Accommodation for PLC may lead to changes to daily schedule


Isha Sanghvi

After gathering 160 student responses –44 sophomores, 43 freshmen, and 73 juniors– The Voice closed the survey and analyzed the results. 91 respondents (56.9%) voted in favor of the second proposal, 48 respondents (30%) voted in favor of the current schedule, and 21 respondents (13.1%) voted in favor of the first proposal.

Ayush Patel, Student Life Editor

On May 2, Irvington faculty will vote on whether or not Irvington should modify its current schedule in order to collaborate with a Professional Learning Community (PLC), a group of Irvington teachers who regularly meet, share expertise, and work together in order to improve teaching skills and the academic performance of students. According to Principal Sarah Barrious, teachers will have the opportunity to vote to change the length of school days among several other propositions.

These 20 to 25 additional propositions include deciding a date for Back-to-School Night, buying out responsibilities for the RC, and hiring a tech support consultant. Teachers will also vote on daily schedules, which will involve lengthening block days and creating early release days or late start days in order to make time for potential PLC meetings.

“Approving [a PLC] would cause block days to lengthen to 3:05,” Principal Barrious said, “but on Monday, Tuesday, or Friday, we could get out at 2:05 or we could start at 9 o’clock. Generally speaking, our regular 6 period day has stayed the same for a really long time, and our block day schedule has stayed the same for a really long time. It’s the assembly schedules –elections, rallies, and other unique days– and the CASP test that we’ll still need to look for further change.”

Principal Barrious added that advisory would remain relatively unchanged, plus or minus a few minutes just like previous years and that students would still be directly in front of the teacher for the state-mandated 64,800 minutes.

“The idea for doing an early release or late start is to put the hour a week that they [the PLC] would meet inside the 8-3 school day,” Principal Barrious said. “On those late start or early release days, anybody not participating in the PLC will just show up at school at 9’o clock or just leave at 2:05 on that day.”

Although opting out of the vote is an option for teachers, Principal Barrious stated that not voting “doesn’t serve anybody.”
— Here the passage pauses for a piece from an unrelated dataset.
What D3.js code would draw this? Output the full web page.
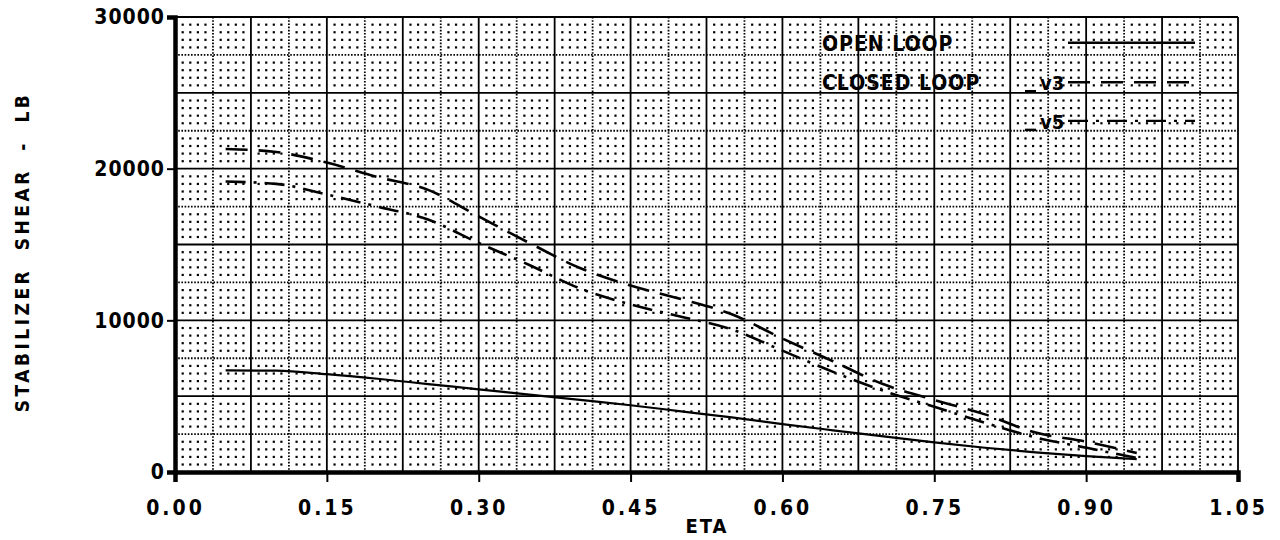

“What they [teachers] will opt out of is doing PLC’s work,” Principal Barrious said, “so that is 28 paid hours of working with the PLC. But I think the number of teachers who will opt out the PLC work will change by the start of the school year.”
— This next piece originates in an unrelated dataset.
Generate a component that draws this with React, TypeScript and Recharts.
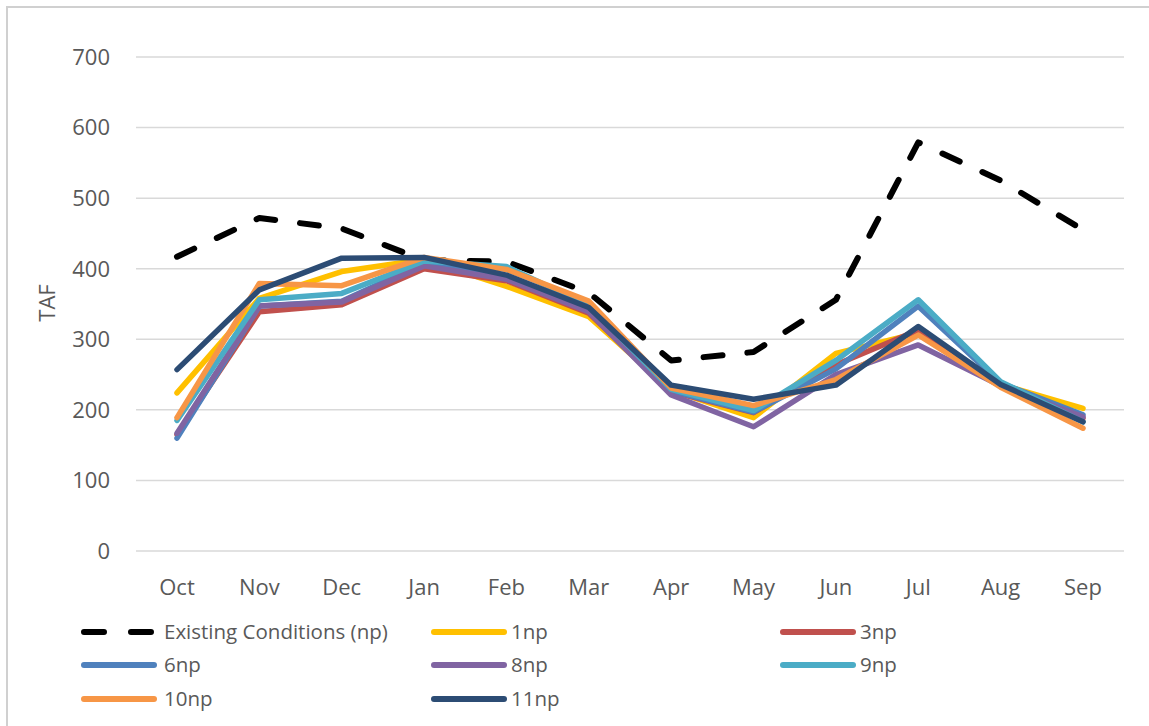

On April 18, The Voice distributed a survey to freshmen, sophomore, and junior class Facebook pages in order to gather data regarding what the student body prefers. Students voted on whether they prefer keeping the current schedule, the first schedule proposal (lengthened block days and an undetermined early release day), or the second schedule proposal (lengthened block days and an undetermined late start day).

Though the proposed schedules are comforting for some, several staff members who commute from other cities who may dislike altering the 2:30 release time.

“There are teachers who often commute to Pleasanton, Livermore, Santa Clara, and Santa Cruz, so sometimes getting out at 2:30 is really nice because you can really beat the traffic,” Principal Barrious said. “There are going to be a lot of factors that weigh into it [the vote].”

Once staff members vote, students will be informed within several days regarding the results.

“Once the results come out, we’d have to do the instructional minutes for the whole school year,” Principal Barrious said, “We haven’t really been able to complete that until we know what the vote is because there is a possibility they elect not to change anything.”

In the survey given out to the student body, many respondents had mixed feelings regarding the schedule changes. For example, junior Andey Ng said that she prefers the current schedule due to conflicts with after school extracurriculars.

“Late start is just for lazy kids who stay up later the night before and sleep in,” Ng said. “The irregular scheduled early release days don’t allow us to do what we want because of its irregularity.”

After teachers vote on May 2, administration will inform students of the results.